Colpiti anche da un’interdittiva antimafia, avevano costituito una società intestandola a un prestanome
Reggio Emilia – I carabinieri hanno sequestrato beni, per un valore di dieci milioni di euro, ai fratelli Antonio e Cesare Muto (il primo condannato definitivamente nel processo di ‘Ndrangheta ‘Aemilia’ per associazione mafiosa, appartenente alla cosca Grande Aracri).
La misura di prevenzione patrimoniale è scattata nell’ambito dell’operazione ‘Grimilde’ – coordinata dalla pm della procura distrettuale antimafia di Bologna, Beatrice Ronchi – eseguita dai carabinieri del Ros assieme ai militari del comando provinciale di Reggio Emilia.

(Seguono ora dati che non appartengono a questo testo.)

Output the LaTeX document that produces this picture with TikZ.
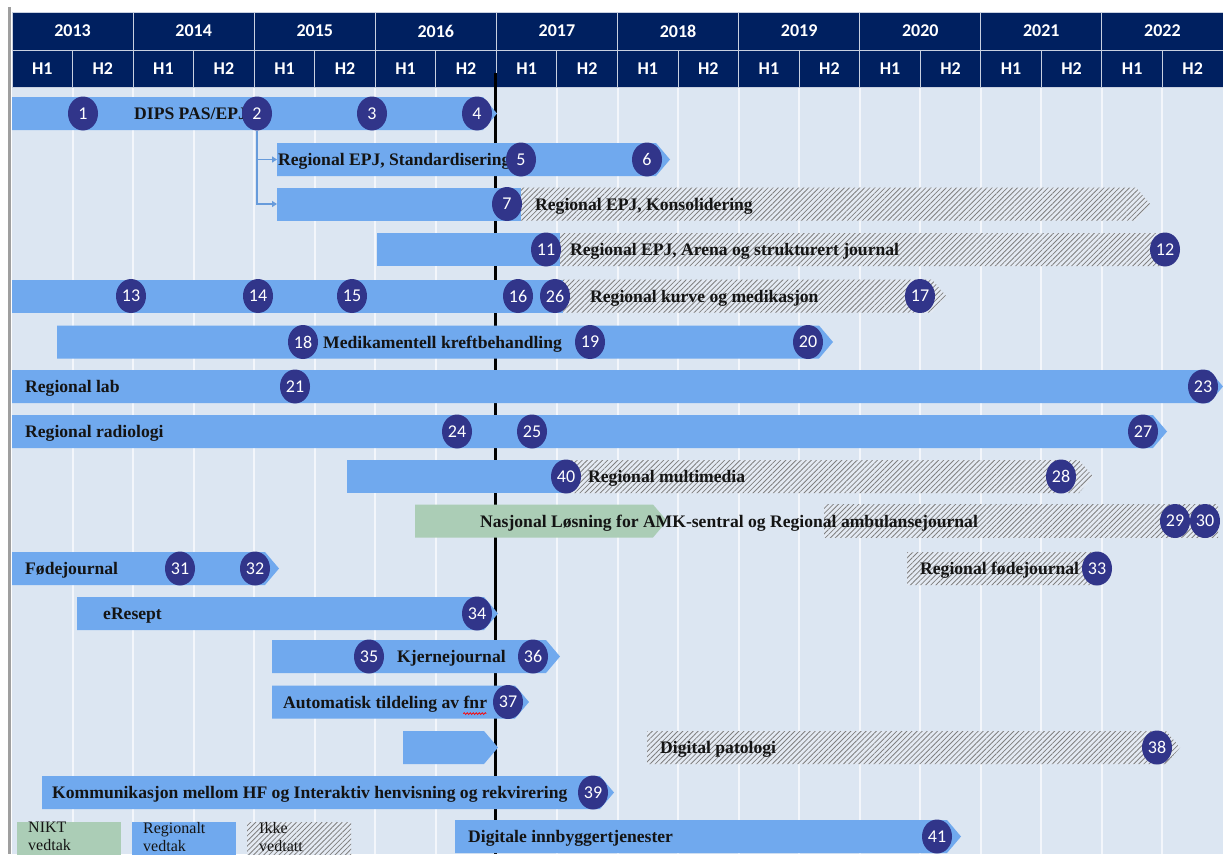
\documentclass[tikz,border=0pt]{standalone}
\usepackage{fontspec}
\setmainfont{Liberation Serif}
\newfontfamily\numfont{Carlito}
\usetikzlibrary{shapes.geometric,patterns.meta,arrows.meta,decorations.pathmorphing}
\definecolor{navy}{HTML}{002060}
\definecolor{gridbg}{HTML}{DCE6F2}
\definecolor{gridln}{HTML}{F3F6FB}
\definecolor{barblue}{HTML}{70A9EE}
\definecolor{nikt}{HTML}{ABCDB6}
\definecolor{circ}{HTML}{31358A}
\definecolor{hatchbg}{HTML}{E4EAF3}
\definecolor{hatchc}{HTML}{808080}
\definecolor{txt}{HTML}{141414}
\definecolor{hdrline}{HTML}{C8D0E0}
\newcommand\tlarrow[4]{\fill[#4] (#1,#3-16.5) -- (#2-14,#3-16.5) -- (#2,#3) -- (#2-14,#3+16.5) -- (#1,#3+16.5) -- cycle;}
\newcommand\tlrect[4]{\fill[#4] (#1,#3-16.5) rectangle (#2,#3+16.5);}
\begin{document}
\begin{tikzpicture}[x=1pt,y=-1pt,
  num/.style={ellipse, fill=circ, text=white, font=\numfont\fontsize{18}{18}\selectfont, inner sep=0pt, minimum width=30pt, minimum height=34pt},
  lbl/.style={anchor=base west, yshift=-6pt, inner sep=0pt, font=\bfseries\fontsize{17.6}{17.6}\selectfont, text=txt},
  leg/.style={anchor=north west, inner sep=0pt, align=left, font=\fontsize{16}{18}\selectfont, text=txt},
  hdr/.style={text=white, font=\numfont\bfseries\fontsize{18}{18}\selectfont},
  bluebar/.style={fill=barblue},
  greenbar/.style={fill=nikt},
  hatchbar/.style={fill=hatchbg, postaction={pattern={Lines[angle=45,distance=3.6pt,line width=0.8pt]}, pattern color=hatchc}},
  conn/.style={draw=barblue!92!black, line width=1.6pt, -{Triangle[length=5pt,width=6pt]}}]
\useasboundingbox (0,0) rectangle (1223,854);
\clip (0,0) rectangle (1223,854);
\fill[white] (0,0) rectangle (1223,854);
% background grid
\fill[gridbg] (12,87) rectangle (1223,854);
\foreach \k in {1,...,19} {\draw[gridln, line width=2pt] (12+\k*60.55,87) -- (12+\k*60.55,854);}
\draw[gray!75, line width=3pt] (9.5,7) -- (9.5,854);
% header
\foreach \yr [count=\k from 0] in {2013,2014,2015,2016,2017,2018,2019,2020,2021,2022} {
  \filldraw[fill=navy, draw=hdrline, line width=1pt] (12+\k*121.1,12) rectangle (12+\k*121.1+121.1,50);
  \node[hdr] (y\yr) at (12+\k*121.1+60.55,31) {\yr};
  \filldraw[fill=navy, draw=hdrline, line width=1pt] (12+\k*121.1,50) rectangle (12+\k*121.1+60.55,87);
  \filldraw[fill=navy, draw=hdrline, line width=1pt] (12+\k*121.1+60.55,50) rectangle (12+\k*121.1+121.1,87);
  \node[hdr] (h\yr a) at (12+\k*121.1+30.3,69) {H1};
  \node[hdr] (h\yr b) at (12+\k*121.1+90.8,69) {H2};
}
% today line
\draw[black, line width=3pt] (495,73) -- (495,854);
% row 1
\tlarrow{12}{497}{113.5}{bluebar}
\node[lbl] (l1) at (134,113.5) {DIPS PAS/EPJ};
\node[num] (c1) at (83,113.5) {1};
\node[num] (c2) at (257,113.5) {2};
\node[num] (c3) at (372,113.5) {3};
\node[num] (c4) at (477,113.5) {4};
% row 2
\tlarrow{277}{670}{159.5}{bluebar}
\coordinate (r2w) at (277,159.5);
\node[lbl] (l2) at (278,159.5) {Regional EPJ, Standardisering};
\node[num] (c5) at (521,159.5) {5};
\node[num] (c6) at (647,159.5) {6};
% row 3
\tlrect{277}{521}{204}{bluebar}
\tlarrow{521}{1150}{204}{hatchbar}
\coordinate (r3w) at (277,204);
\node[lbl] (l3) at (535,204) {Regional EPJ, Konsolidering};
\node[num] (c7) at (507,204) {7};
% connectors
\draw[conn] (c2.south) |- (r2w);
\draw[conn] (c2.south) |- (r3w);
% row 4
\tlrect{377}{560}{249.5}{bluebar}
\tlarrow{560}{1175}{249.5}{hatchbar}
\node[lbl] (l4) at (570,249.5) {Regional EPJ, Arena og strukturert journal};
\node[num] (c11) at (546,249.5) {11};
\node[num] (c12) at (1165,249.5) {12};
% row 5
\tlrect{12}{563}{296}{bluebar}
\tlarrow{563}{946}{296}{hatchbar}
\node[lbl] (l5) at (590,296) {Regional kurve og medikasjon};
\node[num] (c13) at (131,296) {13};
\node[num] (c14) at (258,296) {14};
\node[num] (c15) at (352,296) {15};
\node[num] (c16) at (518,296) {16};
\node[num] (c26) at (555,296) {26};
\node[num] (c17) at (920,296) {17};
% row 6
\tlarrow{57}{833}{342}{bluebar}
\node[lbl] (l6) at (323,342) {Medikamentell kreftbehandling};
\node[num] (c18) at (303,342) {18};
\node[num] (c19) at (590,342) {19};
\node[num] (c20) at (808,342) {20};
% row 7
\tlarrow{12}{1223}{386.5}{bluebar}
\node[lbl] (l7) at (25,386.5) {Regional lab};
\node[num] (c21) at (295,386.5) {21};
\node[num] (c23) at (1203,386.5) {23};
% row 8
\tlarrow{12}{1167}{431.5}{bluebar}
\node[lbl] (l8) at (25,431.5) {Regional radiologi};
\node[num] (c24) at (457,431.5) {24};
\node[num] (c25) at (532,431.5) {25};
\node[num] (c27) at (1143,431.5) {27};
% row 9
\tlrect{347}{565}{476.5}{bluebar}
\tlarrow{565}{1093}{476.5}{hatchbar}
\node[lbl] (l9) at (588,476.5) {Regional multimedia};
\node[num] (c40) at (566,476.5) {40};
\node[num] (c28) at (1061,476.5) {28};
% row 10
\tlrect{824}{1218}{521}{hatchbar}
\tlarrow{415}{667}{521}{greenbar}
\node[lbl] (l10) at (480,521) {Nasjonal Løsning for AMK-sentral og Regional ambulansejournal};
\node[num] (c29) at (1175,521) {29};
\node[num] (c30) at (1205,521) {30};
% row 11
\tlarrow{12}{279}{568.5}{bluebar}
\node[lbl] (l11) at (25,568.5) {Fødejournal};
\node[num] (c31) at (180,568.5) {31};
\node[num] (c32) at (255,568.5) {32};
\tlarrow{907}{1110}{568.5}{hatchbar}
\node[lbl] (l11b) at (920,568.5) {Regional fødejournal};
\node[num] (c33) at (1097,568.5) {33};
% row 12
\tlarrow{77}{498}{613.5}{bluebar}
\node[lbl] (l12) at (103,613.5) {eResept};
\node[num] (c34) at (477,613.5) {34};
% row 13
\tlarrow{272}{560}{656.5}{bluebar}
\node[lbl] (l13) at (397,656.5) {Kjernejournal};
\node[num] (c35) at (369,656.5) {35};
\node[num] (c36) at (533,656.5) {36};
% row 14
\tlarrow{272}{529}{702}{bluebar}
\node[lbl] (l14) at (283,702) {Automatisk tildeling av fnr};
\draw[red, line width=0.7pt, decorate, decoration={snake, amplitude=0.9pt, segment length=3pt}] (l14.south east) ++(-24,1.5) -- ++(23,0);
\node[num] (c37) at (508,702) {37};
% row 15
\tlarrow{403}{498}{747.5}{bluebar}
\tlarrow{647}{1180}{747.5}{hatchbar}
\node[lbl] (l15) at (660,747.5) {Digital patologi};
\node[num] (c38) at (1157,747.5) {38};
% row 16
\tlarrow{42}{614}{792.5}{bluebar}
\node[lbl] (l16) at (52,792.5) {Kommunikasjon mellom HF og Interaktiv henvisning og rekvirering};
\node[num] (c39) at (593,792.5) {39};
% row 17
\tlarrow{455}{961}{836.5}{bluebar}
\node[lbl] (l17) at (468,836.5) {Digitale innbyggertjenester};
\node[num] (c41) at (937,836.5) {41};
% legend
\fill[nikt] (17,822) rectangle (121,880);
\fill[barblue] (132,822) rectangle (236,880);
\fill[hatchbar] (247,822) rectangle (351,880);
\node[leg] (g1) at (28,822) {NIKT\\vedtak};
\node[leg] (g2) at (143,822) {Regionalt\\vedtak};
\node[leg] (g3) at (259,822) {Ikke\\vedtatt};
\end{tikzpicture}
\end{document}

I sequestri sono avvenuti tra le province di Reggio Emilia, Parma, Mantova e Crotone. Sigilli a cinque aziende dei settori autotrasporti e immobiliare, ma anche a sei immobili, 92 veicoli tra cui una Maserati e 28 trattori stradali. Dalle indagini emerge come i fratelli Muto gestissero attività imprenditoriali, formalmente intestate a prestanome, accumulando patrimoni personali illeciti. I Muto erano stati colpiti da un’interdittiva antimafia nel 2013, ma due mesi dopo, secondo gli inquirenti, hanno costituito la Cospar, società di trasporti e viaggi turistici, intestata al prestanome Salvatore Nicola Pangalli, ingegnere di origine crotonesi, accusato di transitare i proventi in una società cartiera, cioè un’azienda dedicata a fare fatture false.
Infine, nell’inchiesta vengono confermati i rapporti tra i fratelli Muto, Giuseppe Giglio e i fratelli Vertinelli, tutti condannati nel processo Aemilia.